While past F-35 sustainment contracts evaluated Lockheed Martin on the aircraft’s MC rates, last September’s three-year sustainment contract is to judge the company on full mission capable (FMC) rates and the on-time availability of parts to ensure FMC rates improve. Overall, the Government Accountability Office has said that the F-35’s FMC rate is 54 percent–18 points below the goal.
The F-35 program has said in the past that FMC rates depend on sufficient investments by the Air Force, Navy and Marine Corps in spare parts and flying hours.
In addition to improved FMC rates and parts availability, the new sustainment contract is to judge Lockheed Martin on its aid in reducing cost per flight hour (CPFH) for the F-35. The global F-35 fleet is to see a reduction in CPFH from $36,100 in 2020 to $33,400 in 2023, and the F-35A is to see a reduction from $33,600 in 2020 to $30,000 in 2023.

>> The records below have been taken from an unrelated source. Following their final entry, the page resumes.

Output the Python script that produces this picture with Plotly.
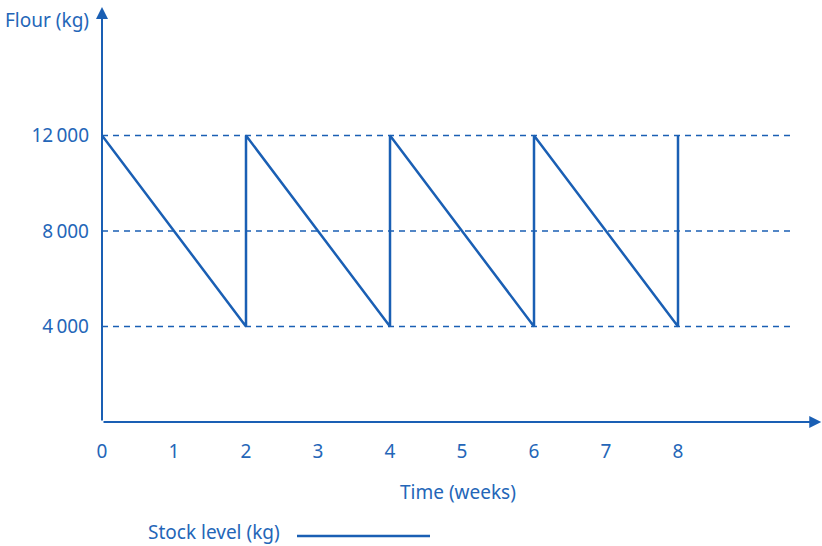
import plotly.graph_objects as go

# Data
weeks = [0, 2, 2, 4, 4, 6, 6, 8, 8]
stock_kg = [12000, 4000, 12000, 4000, 12000, 4000, 12000, 4000, 12000]
ref_levels = [4000, 8000, 12000]
x_ticks = [0, 1, 2, 3, 4, 5, 6, 7, 8]
y_tick_labels = ["4\u2009000", "8\u2009000", "12\u2009000"]
series_name = "Stock level (kg)"

BLUE = "#1a5fb4"
TXT = "#2466b8"
FONT = "Noto Sans"
FS = 19

W, H = 822, 546

def px(xp):
    return xp / W

def py(yp):
    return 1 - yp / H

fig = go.Figure()

for lvl in ref_levels:
    fig.add_trace(go.Scatter(
        x=[0, 9.56], y=[lvl, lvl], mode="lines",
        line=dict(color=BLUE, width=1.6, dash="6px,5px"),
        showlegend=False, hoverinfo="skip"))

fig.add_trace(go.Scatter(
    x=weeks, y=stock_kg, mode="lines", name=series_name,
    line=dict(color=BLUE, width=2.5), showlegend=False))

# axes with arrows
fig.add_annotation(x=9.99, y=0, ax=0, ay=0, xref="x", yref="y", axref="x", ayref="y",
                   showarrow=True, arrowhead=2, arrowsize=1.2, arrowwidth=2,
                   arrowcolor=BLUE, text="")
fig.add_annotation(x=0, y=17380, ax=0, ay=0, xref="x", yref="y", axref="x", ayref="y",
                   showarrow=True, arrowhead=2, arrowsize=1.2, arrowwidth=2,
                   arrowcolor=BLUE, text="")

# titles
fig.add_annotation(x=px(3), y=py(20), xref="paper", yref="paper",
                   text="Flour (kg)", showarrow=False, xanchor="left", yanchor="middle",
                   font=dict(family=FONT, size=FS, color=TXT))
fig.add_annotation(x=px(458), y=py(492), xref="paper", yref="paper",
                   text="Time (weeks)", showarrow=False, xanchor="center", yanchor="middle",
                   font=dict(family=FONT, size=FS, color=TXT))
# legend
fig.add_annotation(x=px(146), y=py(532), xref="paper", yref="paper",
                   text=series_name, showarrow=False, xanchor="left", yanchor="middle",
                   font=dict(family=FONT, size=FS, color=TXT))
fig.add_shape(type="line", xref="paper", yref="paper",
              x0=px(297), x1=px(430), y0=py(536), y1=py(536),
              line=dict(color=BLUE, width=2.5))

fig.update_layout(
    width=W, height=H,
    margin=dict(l=0, r=0, t=0, b=0, autoexpand=False),
    paper_bgcolor="white", plot_bgcolor="white",
    xaxis=dict(domain=[px(102), 1], range=[0, 10], tickvals=x_ticks,
               ticktext=[str(v) for v in x_ticks],
               showgrid=False, zeroline=False, showline=False, ticks="",
               ticklabelstandoff=16, automargin=False,
               tickfont=dict(family=FONT, size=FS, color=TXT)),
    yaxis=dict(domain=[py(422), 1], range=[0, 17675], tickvals=ref_levels,
               ticktext=y_tick_labels,
               showgrid=False, zeroline=False, showline=False, ticks="",
               ticklabelstandoff=12, automargin=False,
               tickfont=dict(family=FONT, size=FS, color=TXT)),
)

fig.write_html(
    "out.html",
    config={"displayModeBar": False},
    post_script="document.body.style.margin='0';document.body.style.padding='0';"
                "document.body.style.overflow='hidden';",
)
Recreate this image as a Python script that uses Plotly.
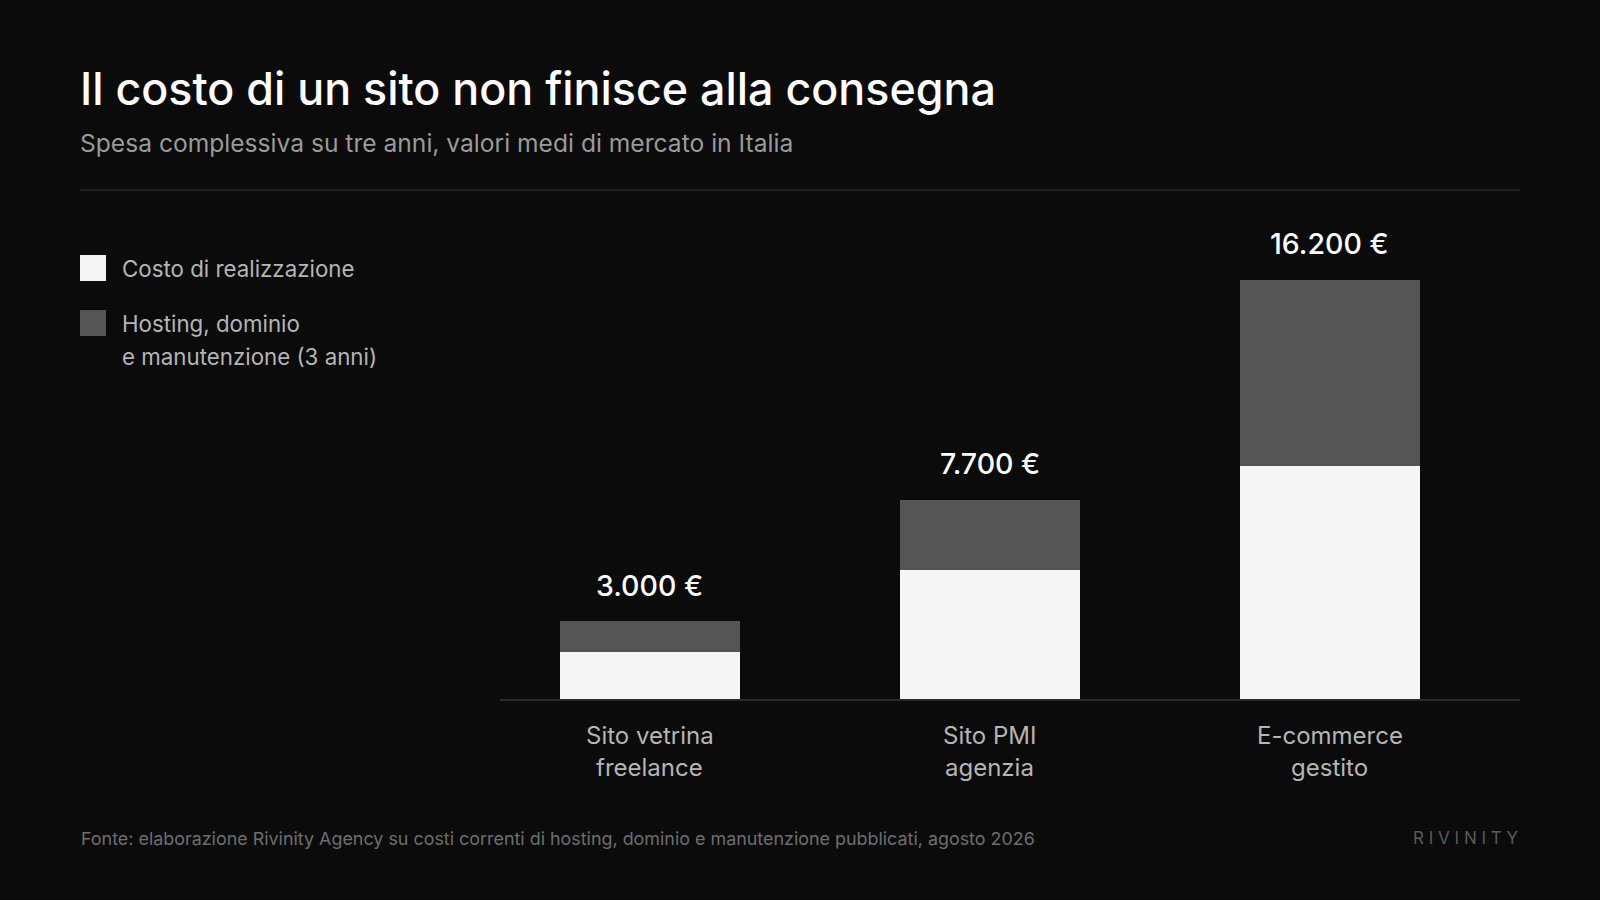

The three-year sustainment contract to Lockheed Martin is a stepping stone to a possible performance-based logistics (PBL) contract revision this year, if the company meets the CPFH, parts availability, and FMC rate goals.
MC rates for the three F-35 variants have been below targets. In November last year, the F-35 program said that quarterly MC rates for the F-35A and the F-35B were 59 percent—31 points below the objective for the F-35A and 26 points below the goal for the F-35B, and that the quarterly MC rate for the F-35C was 54 percent—31 points below target (Defense Daily, Nov. 12, 2021).
In fiscal 2020, such rates were 71 percent for the F-35A, 68 percent for the F-35B, and 59 percent for the F-35C, per the Government Accountability Office (GAO). For fiscal 2020, the Air Force reported a higher 76 percent MC rate for the F-35A, which the service said had the highest MC rate for the service’s fighter models–above the second-ranked F-16C at nearly 74 percent.
For DoD, the MC rate is the percentage of unit-assigned aircraft capable of performing at least one defined mission, not including aircraft in depot status or undergoing major repairs. FMC planes are those capable of flying all unit-assigned missions.